The rollout begins in late 2026 with a 1-gigawatt deployment of MI450 GPUs, followed by multi-phase expansions across future AMD data center chip generations.

Under the agreement, OpenAI named AMD a core compute partner, extending their collaboration into next-generation hardware and software development.

As part of the deal, AMD issued warrants for up to 160 million shares, vesting as infrastructure and performance milestones are achieved. CFO Jean Hu said the partnership could generate “tens of billions in revenue” and be “highly accretive” to earnings.

The announcement came shortly after Nvidia unveiled a $100 billion OpenAI partnership to deploy 10 gigawatts of Vera Rubin systems beginning in the second half of 2026. Bank of America analyst Vivek Arya estimated the move’s potential to deliver $300 billion to $500 billion in long-term revenue.

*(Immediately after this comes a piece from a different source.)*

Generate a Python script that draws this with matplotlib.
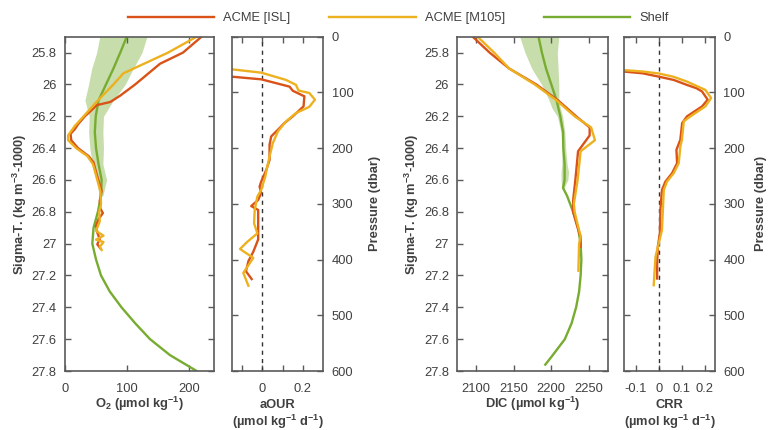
import matplotlib
matplotlib.use("Agg")
import matplotlib.pyplot as plt
import numpy as np
from matplotlib.lines import Line2D

plt.rcParams['font.family'] = ['Liberation Sans', 'DejaVu Sans']
plt.rcParams['mathtext.default'] = 'regular'

# ---------------- data ----------------
# O2 panel (sigma-T)
shelf_o2_sig = [25.7, 25.8, 25.9, 26.0, 26.1, 26.2, 26.3, 26.4, 26.5, 26.6, 26.7, 26.8, 26.9,
                27.0, 27.1, 27.2, 27.3, 27.4, 27.5, 27.6, 27.7, 27.8]
shelf_o2 = [99.5, 89, 78, 66, 54, 49.5, 48, 50, 54, 59, 58, 53, 46,
            44, 50, 58, 72, 91, 113, 137, 169, 212]
band_o2_sig = [25.7, 25.8, 25.9, 26.0, 26.1, 26.2, 26.3, 26.4, 26.5, 26.6, 26.7]
band_o2_lo = [56, 51, 43, 38, 32, 39, 38, 40, 44, 51, 55]
band_o2_hi = [132, 124, 110, 97, 78, 62, 61, 62, 61, 67, 61]

isl_o2_sig = [25.70, 25.8, 25.87, 26.0, 26.07, 26.11, 26.13, 26.15, 26.2, 26.25, 26.28, 26.31,
              26.35, 26.4, 26.45, 26.49, 26.55, 26.604, 26.667, 26.73, 26.78, 26.808, 26.846,
              26.888, 26.93, 26.972, 27.004, 27.03]
isl_o2 = [220, 190, 153, 113, 89, 73, 51, 46, 32, 21, 16, 9,
          10, 21, 38, 46, 50, 54, 59, 56, 57, 61, 54,
          50, 52, 56, 52, 57]

m105_o2_sig = [25.70, 25.8, 25.93, 26.0, 26.1, 26.2, 26.26, 26.32, 26.35, 26.4, 26.45, 26.5,
               26.6, 26.67, 26.75, 26.8, 26.86, 26.92, 26.95, 26.975, 26.99, 27.02, 27.04]
m105_o2 = [212, 166, 94, 78, 53, 30, 16, 5, 5, 18, 36, 45,
           52, 57, 58, 55, 56, 50, 62, 50, 62, 56, 59]

# aOUR panel (pressure)
isl_aour_p = [71.7, 76.5, 89.6, 97, 107, 125, 143, 155, 167, 179, 194, 221, 239, 260, 269, 280,
              293, 304, 311, 347, 364, 386, 403, 421, 435]
isl_aour = [-0.151, -0.005, 0.134, 0.15, 0.207, 0.203, 0.15, 0.109, 0.077, 0.044, 0.036, 0.036,
            0.02, -0.005, -0.013, -0.005, -0.02, -0.054, -0.02, -0.02, -0.02, -0.044, -0.068,
            -0.08, -0.052]
m105_aour_p = [58.5, 64.5, 77.6, 86.5, 96.6, 101, 113, 126, 137, 152, 170, 191, 215, 233, 251,
               275, 287, 311, 335, 353, 369, 381, 397, 424, 447]
m105_aour = [-0.151, -0.005, 0.117, 0.166, 0.178, 0.231, 0.259, 0.231, 0.166, 0.117, 0.077,
             0.052, 0.036, 0.025, 0.015, -0.005, -0.024, -0.037, -0.04, -0.024, -0.076,
             -0.109, -0.044, -0.093, -0.068]

# DIC panel (sigma-T)
shelf_dic_sig = [25.7, 25.8, 25.9, 26.0, 26.1, 26.2, 26.3, 26.4, 26.5, 26.6, 26.65, 26.7, 26.8,
                 26.9, 27.0, 27.1, 27.2, 27.3, 27.4, 27.5, 27.6, 27.7, 27.76]
shelf_dic = [2183, 2187.5, 2193, 2200, 2207, 2212, 2215.6, 2216, 2217.7, 2217.7, 2215.6, 2221,
             2229, 2235.6, 2239, 2240, 2239, 2237, 2233, 2227, 2218, 2202, 2192]
band_dic_sig = [25.7, 25.8, 25.9, 26.0, 26.1, 26.15, 26.2, 26.3, 26.4, 26.5, 26.55, 26.6, 26.65]
band_dic_lo = [2158, 2165, 2174, 2187, 2197, 2201, 2208, 2213, 2214, 2214, 2213, 2213, 2214]
band_dic_hi = [2210, 2208, 2209, 2210, 2210, 2212, 2215, 2218, 2219, 2221, 2223, 2222, 2217]

isl_dic_sig = [25.7, 25.8, 25.9, 26.0, 26.1, 26.2, 26.27, 26.32, 26.42, 26.6, 26.73, 26.8,
               26.91, 26.96, 27.0, 27.02]
isl_dic = [2095.5, 2118, 2144, 2180, 2209, 2233, 2251, 2251, 2235.6, 2232, 2229, 2229,
           2235.6, 2239, 2239, 2239]
m105_dic_sig = [25.7, 25.8, 25.9, 26.0, 26.1, 26.2, 26.27, 26.35, 26.42, 26.6, 26.75, 26.8,
                26.9, 26.95, 27.0, 27.17]
m105_dic = [2102, 2124, 2144, 2178, 2207, 2231, 2253, 2258, 2239, 2235, 2230, 2231,
            2236, 2239, 2237, 2236]

# CRR panel (pressure)
isl_crr_p = [62.7, 65.7, 71.7, 77.6, 86.6, 92.6, 98.5, 113, 125, 143, 155, 185, 203, 227, 245,
             260, 275, 311, 353, 377, 407, 434]
isl_crr = [-0.149, -0.07, 0.0, 0.065, 0.123, 0.165, 0.189, 0.213, 0.189, 0.123, 0.102, 0.094,
           0.077, 0.08, 0.058, 0.029, 0.014, 0.007, 0.005, -0.004, -0.007, -0.007]
m105_crr_p = [60, 62.5, 66, 72, 80.6, 95.5, 110, 125, 143, 152, 185, 197, 227, 245, 260, 275,
              347, 371, 395, 446]
m105_crr = [-0.149, -0.07, 0.0, 0.065, 0.123, 0.203, 0.228, 0.203, 0.138, 0.109, 0.101, 0.094,
            0.087, 0.065, 0.036, 0.022, 0.014, 0.0, -0.014, -0.022]

series_names = ['ACME [ISL]', 'ACME [M105]', 'Shelf']
sigma_ticks = [25.8, 26.0, 26.2, 26.4, 26.6, 26.8, 27.0, 27.2, 27.4, 27.6, 27.8]
pressure_ticks = [0, 100, 200, 300, 400, 500, 600]

# ---------------- style ----------------
C_ISL = '#D95319'
C_M105 = '#EDB120'
C_SHELF = '#77AC30'
LW = 1.7
SPINE = '#5a5a5a'
TXT = '#404040'
FS = 9.3

W, H = 770, 430
fig = plt.figure(figsize=(W / 100, H / 100), dpi=100)

AX_T, AX_B = 36.7, 371.0


def box(l, r):
    return [l / W, 1 - AX_B / H, (r - l) / W, (AX_B - AX_T) / H]


ax1 = fig.add_axes(box(65, 214))
ax2 = fig.add_axes(box(231.7, 323.3))
ax3 = fig.add_axes(box(457.3, 607.7))
ax4 = fig.add_axes(box(624.3, 715))


def style(ax):
    for s in ax.spines.values():
        s.set_color(SPINE)
        s.set_linewidth(1.2)
    ax.tick_params(direction='in', top=True, right=True, bottom=True, left=True,
                   length=4, width=1, color=SPINE, labelcolor=TXT, labelsize=FS, pad=6)
    ax.tick_params(axis='x', pad=8.5)


def fmt(v):
    return f"{v:g}"


def xlab(ax, text, top_px):
    ax.set_xlabel(text, fontsize=FS, fontweight='bold', color=TXT, linespacing=1.2)
    ax.xaxis.set_label_coords(0.5, -(top_px - AX_B) / (AX_B - AX_T))
    ax.xaxis.label.set_va('top')


# O2 panel
ax1.fill_betweenx(band_o2_sig, band_o2_lo, band_o2_hi, color=C_SHELF, alpha=0.4, lw=0)
ax1.plot(shelf_o2, shelf_o2_sig, color=C_SHELF, lw=LW)
ax1.plot(isl_o2, isl_o2_sig, color=C_ISL, lw=LW)
ax1.plot(m105_o2, m105_o2_sig, color=C_M105, lw=LW)
ax1.set_xlim(0, 240)
ax1.set_ylim(27.8, 25.7)
ax1.set_xticks([0, 100, 200])
ax1.set_yticks(sigma_ticks)
ax1.set_yticklabels([fmt(v) for v in sigma_ticks])
style(ax1)
xlab(ax1, 'O$_2$ (µmol kg$^{-1}$)', 395)
ax1.set_ylabel('Sigma-T. (kg m$^{-3}$-1000)', fontsize=FS, fontweight='bold', color=TXT, labelpad=2)

# aOUR panel
ax2.axvline(0, color='#333333', lw=1, ls=(0, (3, 3)))
ax2.plot(isl_aour, isl_aour_p, color=C_ISL, lw=LW)
ax2.plot(m105_aour, m105_aour_p, color=C_M105, lw=LW)
ax2.set_xlim(-0.15, 0.3)
ax2.set_ylim(600, 0)
ax2.set_xticks([-0.1, 0, 0.1, 0.2])
ax2.set_xticklabels(['', '0', '', '0.2'])
ax2.set_yticks(pressure_ticks)
style(ax2)
ax2.tick_params(labelleft=False, labelright=True)
ax2.yaxis.set_label_position('right')
ax2.set_ylabel('Pressure (dbar)', fontsize=FS, fontweight='bold', color=TXT, labelpad=11)
xlab(ax2, 'aOUR\n(µmol kg$^{-1}$ d$^{-1}$)', 398.5)

# DIC panel
ax3.fill_betweenx(band_dic_sig, band_dic_lo, band_dic_hi, color=C_SHELF, alpha=0.4, lw=0)
ax3.plot(shelf_dic, shelf_dic_sig, color=C_SHELF, lw=LW)
ax3.plot(isl_dic, isl_dic_sig, color=C_ISL, lw=LW)
ax3.plot(m105_dic, m105_dic_sig, color=C_M105, lw=LW)
ax3.set_xlim(2075, 2275)
ax3.set_ylim(27.8, 25.7)
ax3.set_xticks([2100, 2150, 2200, 2250])
ax3.set_yticks(sigma_ticks)
ax3.set_yticklabels([fmt(v) for v in sigma_ticks])
style(ax3)
xlab(ax3, 'DIC (µmol kg$^{-1}$)', 395)
ax3.set_ylabel('Sigma-T. (kg m$^{-3}$-1000)', fontsize=FS, fontweight='bold', color=TXT, labelpad=2)

# CRR panel
ax4.axvline(0, color='#333333', lw=1, ls=(0, (3, 3)))
ax4.plot(isl_crr, isl_crr_p, color=C_ISL, lw=LW)
ax4.plot(m105_crr, m105_crr_p, color=C_M105, lw=LW)
ax4.set_xlim(-0.15, 0.245)
ax4.set_ylim(600, 0)
ax4.set_xticks([-0.1, 0, 0.1, 0.2])
ax4.set_xticklabels(['-0.1', '0', '0.1', '0.2'])
ax4.set_yticks(pressure_ticks)
style(ax4)
ax4.tick_params(labelleft=False, labelright=True)
ax4.yaxis.set_label_position('right')
ax4.set_ylabel('Pressure (dbar)', fontsize=FS, fontweight='bold', color=TXT, labelpad=7)
xlab(ax4, 'CRR\n(µmol kg$^{-1}$ d$^{-1}$)', 398.5)

handles = [Line2D([], [], color=c, lw=LW) for c in (C_ISL, C_M105, C_SHELF)]
fig.legend(handles, series_names, loc='center', bbox_to_anchor=(0.517, 0.958), ncol=3,
           frameon=False, fontsize=FS, handlelength=6.7, columnspacing=3.0,
           handletextpad=0.7, labelcolor=TXT)

fig.savefig('out.png', dpi=100)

Gerstner noted that these agreements demonstrate more evidence that the world will remain compute-constrained despite best efforts to bring massive supply online.

The AI boom has deep geopolitical implications as well. China’s DeepSeek has drawn attention for developing cost-efficient AI models powered by domestic chips that claimed to beat bigger rivals like OpenAI. The U.S. government recently flagged the firm as a potential national security concern.

OpenAI executives, meanwhile, maintain that expanding chip partnerships is crucial to meet surging global demand for AI services.

AMD stock gained 69% year-to-date, topping the Nasdaq 100 index’s 19% returns (which includes both AMD and Nvidia). NVDA is up over 38%.

Price Actions: AMD stock was trading higher by 3.99% to $211.83 premarket at last check Tuesday. NVDA was up 0.40%.